Professor Grice and her team also work heavily in the applied energy space, including the exploration and the processes that lead to the formation of major petroleum reservoirs in Australia and overseas.
Professor Grice said that she works largely on four mass extinction events of life throughout Earth’s history, including the event that led to the demise of non-avian dinosaurs at the end of the Cretaceous.
“Someone once said to me, ‘That must be very depressing, working on extinction events, when life gets destroyed,'” Professor Grice said.
“But the whole of evolution episode associated with extinctions is very exciting. For instance, the more resistant and advanced life forms that survive can subsequently flourish in pulses of exceptional evolutionary expansion, or exciting new life forms evolve. If we didn’t have extinctions, life on Earth today would not be as we know it.
“Extinction also relates to climate change, and what we can learn from the past can help prepare us, to some degree, for challenges associated with future climate change.”
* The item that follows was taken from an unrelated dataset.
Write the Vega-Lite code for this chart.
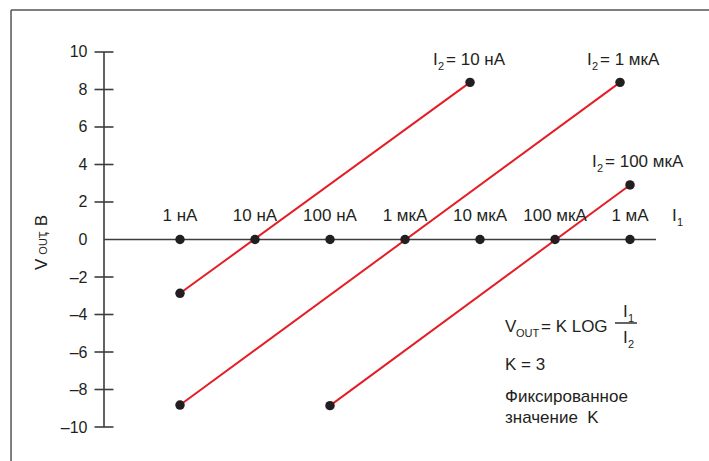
{
  "$schema": "https://vega.github.io/schema/vega-lite/v6.json",
  "width": 709,
  "height": 461,
  "autosize": {"type": "none"},
  "padding": 0,
  "background": "white",
  "config": {"view": {"stroke": null}, "font": "Liberation Sans"},
  "datasets": {
    "rules": [
      {"role": "frame", "x": -2.253, "x2": 7.06, "y": 12.24, "y2": 12.24},
      {"role": "frame", "x": -2.253, "x2": -2.253, "y": 12.24, "y2": -11.813},
      {"role": "axis", "x": -1.0133, "x2": -1.0133, "y": -10, "y2": 10},
      {"role": "axis", "x": -1.0133, "x2": 6.347, "y": 0, "y2": 0},
      {"role": "frac", "x": 5.8, "x2": 6.093, "y": -4.453, "y2": -4.453},
      {"role": "tick", "x": -1.14, "x2": -0.887, "y": -10, "y2": -10},
      {"role": "tick", "x": -1.14, "x2": -0.887, "y": -8, "y2": -8},
      {"role": "tick", "x": -1.14, "x2": -0.887, "y": -6, "y2": -6},
      {"role": "tick", "x": -1.14, "x2": -0.887, "y": -4, "y2": -4},
      {"role": "tick", "x": -1.14, "x2": -0.887, "y": -2, "y2": -2},
      {"role": "tick", "x": -1.14, "x2": -0.887, "y": 2, "y2": 2},
      {"role": "tick", "x": -1.14, "x2": -0.887, "y": 4, "y2": 4},
      {"role": "tick", "x": -1.14, "x2": -0.887, "y": 6, "y2": 6},
      {"role": "tick", "x": -1.14, "x2": -0.887, "y": 8, "y2": 8},
      {"role": "tick", "x": -1.14, "x2": -0.887, "y": 10, "y2": 10}
    ],
    "lines": [
      {"s": "I2 = 10 нА", "x": 0, "y": -2.87},
      {"s": "I2 = 10 нА", "x": 3.867, "y": 8.38},
      {"s": "I2 = 1 мкА", "x": 0, "y": -8.83},
      {"s": "I2 = 1 мкА", "x": 5.867, "y": 8.38},
      {"s": "I2 = 100 мкА", "x": 2.0, "y": -8.86},
      {"s": "I2 = 100 мкА", "x": 6.0, "y": 2.91}
    ],
    "adots": [
      {"x": 0, "y": 0, "label": "1 нА"},
      {"x": 1, "y": 0, "label": "10 нА"},
      {"x": 2, "y": 0, "label": "100 нА"},
      {"x": 3, "y": 0, "label": "1 мкА"},
      {"x": 4, "y": 0, "label": "10 мкА"},
      {"x": 5, "y": 0, "label": "100 мкА"},
      {"x": 6, "y": 0, "label": "1 мА"}
    ],
    "notes": [
      {"role": "l", "x": 3.373, "y": 9.307, "t": "I"},
      {"role": "s", "x": 3.44, "y": 9.307, "t": "2"},
      {"role": "l", "x": 3.547, "y": 9.307, "t": "= 10 нА"},
      {"role": "l", "x": 5.427, "y": 9.307, "t": "I"},
      {"role": "s", "x": 5.493, "y": 9.307, "t": "2"},
      {"role": "l", "x": 5.6, "y": 9.307, "t": "= 1 мкА"},
      {"role": "l", "x": 5.493, "y": 3.867, "t": "I"},
      {"role": "s", "x": 5.56, "y": 3.867, "t": "2"},
      {"role": "l", "x": 5.667, "y": 3.867, "t": "= 100 мкА"},
      {"role": "l", "x": 6.56, "y": 0.987, "t": "I"},
      {"role": "s", "x": 6.627, "y": 0.987, "t": "1"},
      {"role": "l", "x": 5.907, "y": -4.133, "t": "I"},
      {"role": "s", "x": 5.973, "y": -4.133, "t": "1"},
      {"role": "l", "x": 5.907, "y": -5.52, "t": "I"},
      {"role": "s", "x": 5.973, "y": -5.52, "t": "2"},
      {"role": "l", "x": 4.333, "y": -4.933, "t": "V"},
      {"role": "s", "x": 4.48, "y": -4.933, "t": "OUT"},
      {"role": "l", "x": 4.813, "y": -4.933, "t": "= K LOG"},
      {"role": "l", "x": 4.333, "y": -6.96, "t": "K = 3"},
      {"role": "l", "x": 4.333, "y": -8.667, "t": "Фиксированное"},
      {"role": "l", "x": 4.333, "y": -9.787, "t": "значение\u00a0 K"},
      {"role": "t", "x": -1.773, "y": -1.627, "t": "V"},
      {"role": "t", "x": -1.773, "y": 0.2, "t": ", В"},
      {"role": "ts", "x": -1.773, "y": -1.02, "t": "OUT"}
    ]
  },
  "encoding": {
    "x": {"field": "x", "type": "quantitative", "scale": {"domain": [-2.4, 7.0533], "nice": false, "zero": false}, "axis": null},
    "y": {"field": "y", "type": "quantitative", "scale": {"domain": [-11.813, 12.773], "nice": false, "zero": false},
      "axis": {"values": [-10, -8, -6, -4, -2, 0, 2, 4, 6, 8, 10], "offset": -104, "domain": false, "ticks": false, "grid": false,
        "labelPadding": 17, "labelFontSize": 16, "labelFont": "Liberation Sans", "labelColor": "#231f20", "title": null,
        "labelExpr": "datum.value < 0 ? '–' + abs(datum.value) : '' + datum.value"}}
  },
  "layer": [
    {
      "data": {"name": "rules"},
      "transform": [{"filter": "datum.role === 'frame'"}],
      "mark": {"type": "rule", "color": "#555555", "strokeWidth": 1.5},
      "encoding": {"x2": {"field": "x2"}, "y2": {"field": "y2"}}
    },
    {
      "data": {"name": "rules"},
      "transform": [{"filter": "datum.role !== 'frame'"}],
      "mark": {"type": "rule", "color": "#3d3d3d", "strokeWidth": 1.6},
      "encoding": {"x2": {"field": "x2"}, "y2": {"field": "y2"}}
    },
    {
      "data": {"name": "lines"},
      "mark": {"type": "line", "color": "#e41e26", "strokeWidth": 2},
      "encoding": {"detail": {"field": "s"}}
    },
    {
      "data": {"name": "lines"},
      "mark": {"type": "point", "filled": true, "size": 90, "color": "#231f20", "opacity": 1}
    },
    {
      "data": {"name": "adots"},
      "mark": {"type": "point", "filled": true, "size": 90, "color": "#231f20", "opacity": 1}
    },
    {
      "data": {"name": "adots"},
      "mark": {"type": "text", "dy": -19, "align": "center", "baseline": "alphabetic", "fontSize": 17, "color": "#231f20"},
      "encoding": {"text": {"field": "label"}}
    },
    {
      "data": {"name": "notes"},
      "transform": [{"filter": "datum.role === 'l'"}],
      "mark": {"type": "text", "align": "left", "baseline": "alphabetic", "fontSize": 17, "color": "#231f20"},
      "encoding": {"text": {"field": "t"}}
    },
    {
      "data": {"name": "notes"},
      "transform": [{"filter": "datum.role === 's'"}],
      "mark": {"type": "text", "align": "left", "baseline": "alphabetic", "fontSize": 11, "dy": 5, "color": "#231f20"},
      "encoding": {"text": {"field": "t"}}
    },
    {
      "data": {"name": "notes"},
      "transform": [{"filter": "datum.role === 't'"}],
      "mark": {"type": "text", "align": "left", "baseline": "alphabetic", "fontSize": 17, "angle": 270, "color": "#231f20"},
      "encoding": {"text": {"field": "t"}}
    },
    {
      "data": {"name": "notes"},
      "transform": [{"filter": "datum.role === 'ts'"}],
      "mark": {"type": "text", "align": "left", "baseline": "alphabetic", "fontSize": 11, "angle": 270, "dx": 4, "color": "#231f20"},
      "encoding": {"text": {"field": "t"}}
    }
  ]
}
This year, 21 new Fellows were inducted into the Australian Academy of Science, taking the total number of living Fellows to 568. They join a prestigious group, which includes six Nobel Prize winners and luminaries including Sir Douglas Mawson and Sir David Attenborough.
“I’m honoured that my peers have nominated me as a Fellow and I believe this accolade also reflects the complimentary research contributions of a large cohort of Australian and international collaborators that I have had the good fortune to work with,” Professor Grice added.
“I am especially grateful to my Curtin teams including the many inspiring students and early career researchers who bring great enthusiasm and energy to our research program.”
Professor Grice also stressed the importance of science research in our everyday lives, and hopes to inspire future generations of students to continue to ask questions and pursue answers.
“Science matters. Everything we do, every day, is related to science,” Professor Grice said.
“Of course research can be challenging and not all experimental investigations work out but it is important to remain curious and pursue research projects with determination and persistence in search of greater clarity to the questions, ideas and hypotheses that warrant attention.”
The new Fellows will be formally inducted into the Australian Academy of Science at the Shine Dome in Canberra this evening (22 May).